- **What is being asked**
Only a number is wanted here: the number of lines of the data that include "React".
# # # #
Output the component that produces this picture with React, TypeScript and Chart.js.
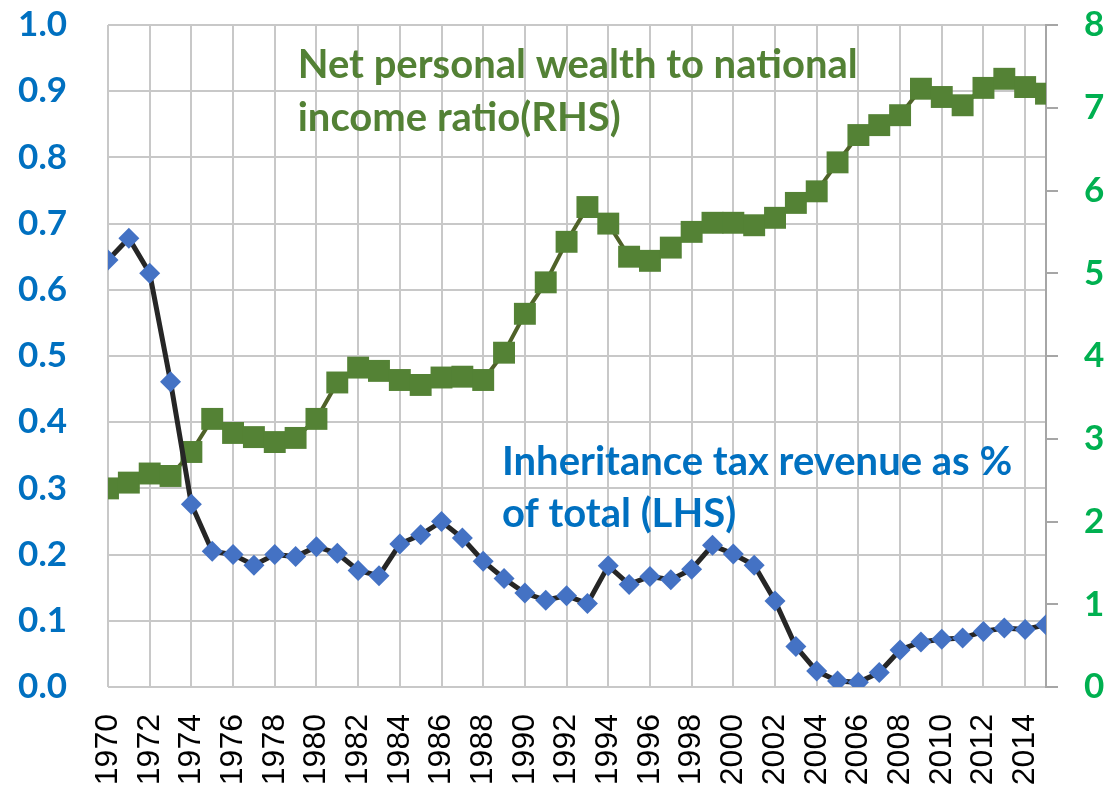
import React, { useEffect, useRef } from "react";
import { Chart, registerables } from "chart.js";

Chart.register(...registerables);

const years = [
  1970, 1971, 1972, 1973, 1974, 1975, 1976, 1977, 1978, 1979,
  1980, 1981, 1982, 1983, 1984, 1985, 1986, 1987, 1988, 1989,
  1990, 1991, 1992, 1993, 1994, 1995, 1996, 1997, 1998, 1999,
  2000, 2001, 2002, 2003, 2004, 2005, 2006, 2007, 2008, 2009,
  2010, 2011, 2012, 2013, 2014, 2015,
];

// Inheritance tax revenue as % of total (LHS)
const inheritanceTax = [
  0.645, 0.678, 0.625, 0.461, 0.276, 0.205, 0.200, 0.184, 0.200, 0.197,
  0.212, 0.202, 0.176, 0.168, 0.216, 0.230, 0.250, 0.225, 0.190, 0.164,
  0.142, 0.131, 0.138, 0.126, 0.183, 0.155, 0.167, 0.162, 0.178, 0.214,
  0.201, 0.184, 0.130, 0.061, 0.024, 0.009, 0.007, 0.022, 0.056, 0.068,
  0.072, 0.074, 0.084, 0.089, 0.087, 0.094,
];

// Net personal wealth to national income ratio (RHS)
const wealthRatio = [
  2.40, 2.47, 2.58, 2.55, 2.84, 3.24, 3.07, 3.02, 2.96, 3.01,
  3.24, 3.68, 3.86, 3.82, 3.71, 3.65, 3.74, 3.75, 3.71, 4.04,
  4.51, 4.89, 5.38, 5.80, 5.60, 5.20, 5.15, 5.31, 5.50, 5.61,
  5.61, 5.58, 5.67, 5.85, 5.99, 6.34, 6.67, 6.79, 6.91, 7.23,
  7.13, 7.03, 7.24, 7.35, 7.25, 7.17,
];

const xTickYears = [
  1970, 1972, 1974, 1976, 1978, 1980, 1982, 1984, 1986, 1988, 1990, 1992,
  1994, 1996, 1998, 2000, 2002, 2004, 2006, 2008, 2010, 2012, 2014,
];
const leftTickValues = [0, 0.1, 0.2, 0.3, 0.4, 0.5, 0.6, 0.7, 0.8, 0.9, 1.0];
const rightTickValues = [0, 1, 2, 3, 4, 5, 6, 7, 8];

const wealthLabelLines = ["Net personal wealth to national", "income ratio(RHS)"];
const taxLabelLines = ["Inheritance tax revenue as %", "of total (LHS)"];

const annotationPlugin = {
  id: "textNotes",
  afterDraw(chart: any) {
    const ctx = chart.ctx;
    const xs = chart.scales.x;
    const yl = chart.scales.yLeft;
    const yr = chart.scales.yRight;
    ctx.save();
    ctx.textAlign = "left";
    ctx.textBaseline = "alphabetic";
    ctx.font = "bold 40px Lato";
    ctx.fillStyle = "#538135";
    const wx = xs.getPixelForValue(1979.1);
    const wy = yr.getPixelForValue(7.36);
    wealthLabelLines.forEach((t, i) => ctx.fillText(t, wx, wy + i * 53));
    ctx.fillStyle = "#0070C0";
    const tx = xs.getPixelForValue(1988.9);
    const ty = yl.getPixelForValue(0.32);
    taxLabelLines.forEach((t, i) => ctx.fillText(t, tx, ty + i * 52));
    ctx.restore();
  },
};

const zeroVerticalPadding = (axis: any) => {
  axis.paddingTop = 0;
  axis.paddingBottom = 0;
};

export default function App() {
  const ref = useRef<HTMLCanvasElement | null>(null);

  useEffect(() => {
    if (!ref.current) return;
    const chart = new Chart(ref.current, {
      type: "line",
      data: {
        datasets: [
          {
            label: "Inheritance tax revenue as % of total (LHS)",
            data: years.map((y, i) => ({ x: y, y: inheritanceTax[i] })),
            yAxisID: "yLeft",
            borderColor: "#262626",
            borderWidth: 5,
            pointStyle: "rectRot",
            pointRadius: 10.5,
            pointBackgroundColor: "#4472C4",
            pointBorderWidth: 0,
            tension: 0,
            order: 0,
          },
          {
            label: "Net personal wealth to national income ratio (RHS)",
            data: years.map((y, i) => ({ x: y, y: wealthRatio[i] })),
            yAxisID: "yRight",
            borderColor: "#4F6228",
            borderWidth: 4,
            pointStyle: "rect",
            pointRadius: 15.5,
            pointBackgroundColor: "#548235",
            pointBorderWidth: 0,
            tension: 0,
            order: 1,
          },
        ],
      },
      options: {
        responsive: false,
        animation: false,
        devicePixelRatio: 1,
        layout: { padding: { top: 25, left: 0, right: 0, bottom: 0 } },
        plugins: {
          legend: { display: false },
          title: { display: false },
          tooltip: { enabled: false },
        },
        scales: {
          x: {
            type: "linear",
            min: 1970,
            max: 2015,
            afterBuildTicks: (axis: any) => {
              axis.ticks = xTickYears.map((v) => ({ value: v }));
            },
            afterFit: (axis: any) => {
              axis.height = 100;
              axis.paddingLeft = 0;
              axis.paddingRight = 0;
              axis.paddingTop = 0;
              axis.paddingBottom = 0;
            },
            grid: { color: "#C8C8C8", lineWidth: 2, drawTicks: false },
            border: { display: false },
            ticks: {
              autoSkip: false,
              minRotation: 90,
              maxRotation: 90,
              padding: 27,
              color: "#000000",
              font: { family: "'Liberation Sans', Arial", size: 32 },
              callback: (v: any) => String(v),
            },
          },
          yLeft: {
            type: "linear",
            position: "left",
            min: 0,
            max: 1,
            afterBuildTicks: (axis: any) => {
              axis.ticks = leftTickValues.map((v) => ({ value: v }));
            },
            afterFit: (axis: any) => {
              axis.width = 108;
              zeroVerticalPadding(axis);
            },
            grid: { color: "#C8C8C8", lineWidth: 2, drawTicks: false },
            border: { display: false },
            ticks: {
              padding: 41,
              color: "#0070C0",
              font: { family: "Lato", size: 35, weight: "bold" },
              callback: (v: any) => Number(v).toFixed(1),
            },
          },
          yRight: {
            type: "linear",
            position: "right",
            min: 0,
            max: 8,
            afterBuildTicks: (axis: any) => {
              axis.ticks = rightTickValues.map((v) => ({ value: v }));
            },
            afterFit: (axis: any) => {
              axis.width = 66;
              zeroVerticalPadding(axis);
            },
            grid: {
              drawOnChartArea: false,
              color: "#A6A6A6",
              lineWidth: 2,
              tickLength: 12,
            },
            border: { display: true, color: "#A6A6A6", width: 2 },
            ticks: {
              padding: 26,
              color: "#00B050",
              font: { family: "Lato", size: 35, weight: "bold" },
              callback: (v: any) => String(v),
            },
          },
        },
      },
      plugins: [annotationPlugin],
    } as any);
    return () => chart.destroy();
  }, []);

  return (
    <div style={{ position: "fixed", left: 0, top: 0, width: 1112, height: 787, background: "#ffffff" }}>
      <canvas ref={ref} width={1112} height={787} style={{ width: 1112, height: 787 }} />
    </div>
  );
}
# # # #
- **Result of the exercise**
2